# Target Bows



## Mach12 (Apr 3, 2007)

to bad i just sold a beautiful one that would have been great for you but i can tell you some great choices 
bowtechs, constitution, brigadier, sentinel
pse, money maker x, shark x, mojo 3d
Mathews, dld, conquest, triumph 
Hoyt, contender,pro-elite 
there are many others but the ones i listed are great for spots 3d and any target archery activities


----------



## bdwhitetalhunt (Dec 14, 2009)

i just got a mathews apex 7 on march 6th and i love it. already split an arrow.

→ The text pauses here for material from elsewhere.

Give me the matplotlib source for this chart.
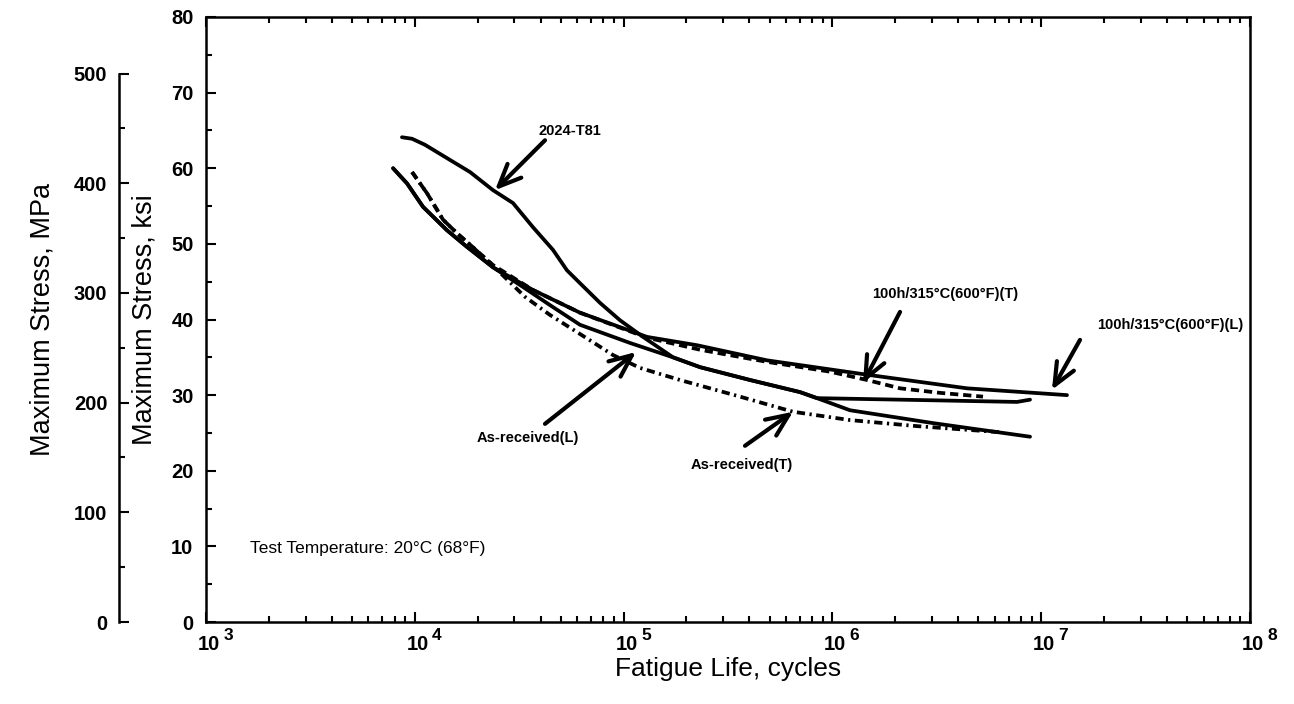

its heavy though. bare bow it weighs 4.9 pounds. rock solid at full draw though.


----------



## Sighting In (Feb 5, 2009)

Mach12 said:


> to bad i just sold a beautiful one that would have been great for you but i can tell you some great choices
> bowtechs, constitution, brigadier, sentinel
> pse, money maker x, shark x, mojo 3d
> Mathews, dld, conquest, triumph
> ...


Yep. He pretty much nailed it on the head. Sentinel, Brigadier, Contender Elite, Pro Elite, Money Maker, Bow Madness. All great bows.


----------



## N7709K (Dec 17, 2008)

Unless you can shoot some first or atleast hold them, I would hold off. 

You don't need a target bow for target shooting, it helps but is by no means necessary


----------



## countryboy173 (Jul 18, 2008)

Shoot everything you can, and choose the one you like the best.
I would suggest looking at an Athens Exceed 300, a new company but they are making a big hit.
Also look into the Hoyt and Mathews lines, they are nice.


----------



## N7709K (Dec 17, 2008)

countryboy173 said:


> Shoot everything you can, and choose the one you like the best.
> I would suggest looking at an Athens Exceed 300, a new company but they are making a big hit.
> Also look into the Hoyt and Mathews lines, they are nice.


Shot the exceed at vegas, and it is a home run. If i wasn't gunning to make hoyt staff, I would be getting a white one


----------



## Sighting In (Feb 5, 2009)

There is an Athens staffer at my shop who has the FIRST Exceed made (as in, he shoots the first prototype of the bow). He let me try it one day, and I have to say I wasn't too impressed. It was nice enough, and I didn't hate it. But, it wasn't the smoothest, it is not the fastest, and it has a good amount of vibration. I much prefer the Sentinel. But, to each his own.


----------



## N7709K (Dec 17, 2008)

Sighting In said:


> There is an Athens staffer at my shop who has the FIRST Exceed made (as in, he shoots the first prototype of the bow). He let me try it one day, and I have to say I wasn't too impressed. It was nice enough, and I didn't hate it. But, it wasn't the smoothest, it is not the fastest, and it has a good amount of vibration. I much prefer the Sentinel. But, to each his own.


i know the bowtechs that I have shot have been some of the nicest bows, but everyone is different like you said.


----------



## Ignition kid (Oct 7, 2008)

I don't know too much about competition/target bows but get one that has not necessarily a really long axle-to-axle length but one that has a long riser, get one that you feel comfortable with and one that feels really good in your hand and when it is shot. Hope this helps you in finding a target/competition bow.


----------



## hunter 14 (Jan 19, 2010)

I bought a used Hoyt Vantage X8 for 3D shooting and it is a very nice bow with good speed but you should try diffrent bows to see what is the best for you.


----------



## Leopard1 (Mar 2, 2010)

martin shadowcat, rytera nemisis or elite XLR but thats just my opinion


----------



## valgal17 (Mar 2, 2010)

N7709K said:


> Unless you can shoot some first or atleast hold them, I would hold off.
> 
> You don't need a target bow for target shooting, it helps but is by no means necessary


^^This is true. I just got into archery like 7 months ago and have been shooting a "cheap" hunting bow, the Bear Truth 2 Ultra Lite. I went out to Academy and bought it in the ready to hunt package just so I could do archery instead of PE in school. I actually went and placed first in my state for indoor championships. Its great to have a nice new bow, but its more important that you perfect your form and shooting technique more than anything else :wink:


----------



## bowmaster78 (Mar 13, 2010)

im shootin bow for my ffa team at school and im shootin a old pse that my grandpa used to hunt with and so far im doin pretty good with it.... i think it just depends on what kind of bow you prefer... i like a nice heavy bow. to me its easier to hold steady but best wishes


----------